Plusieurs articles du présent bulletin reviennent sur l’importance de la biodiversité, de la flore et de la faune sauvage. Tous illustrent des actions qui, à leur échelle, contribuent à la réalisation de l’Agenda 2030 et de ses 17 objectifs de développement durable. En cette période, que l’on espère exceptionnelle, la lutte contre le changement climatique et la protection de la faune et de la flore vont clairement de pair avec la prévention des risques sanitaires. De cet épisode compliqué, essayons de garder en tête le plus optimiste des scénarios: celui d’une prise de conscience qui dépasse les manifestations dans la rue et la vague verte qui en découla dans les urnes. C’est par notre comportement – il doit être irréprochable –, par notre manière d’appréhender le monde et par notre capacité à nous reconnecter à la nature – si bien faite – que nous parviendrons véritablement à endiguer les prochaines catastrophes.
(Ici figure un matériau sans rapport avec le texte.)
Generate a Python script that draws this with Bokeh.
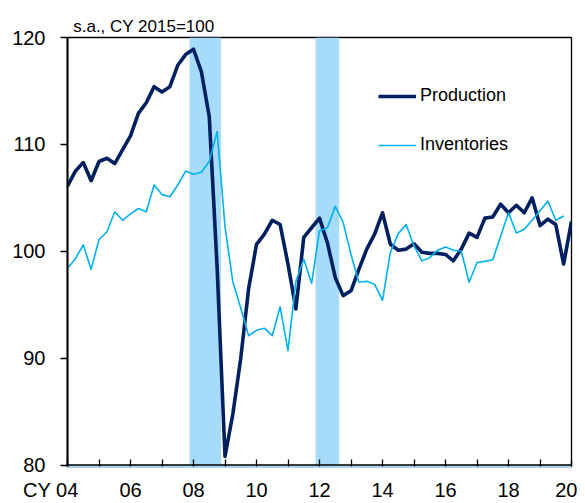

En ce sens, nous autres citoyens de pays occidentaux avons une responsabilité primordiale de solidarité et d’assistance envers les populations les plus faibles, qu’elles soient chez nous ou sur les autres continents.

Agriculture durable, préservation des ressources, alimentation locale sont des termes qui sont entrés dans notre vie, mais largement pas encore assez appliqués. Que chacun d’entre nous, consommateur quotidien, ouvre et fasse grandir un «compte épargne nature» qui irriguerait nos pensées et nos actes d’actions bienveillantes envers la faune, la flore et notre prochain.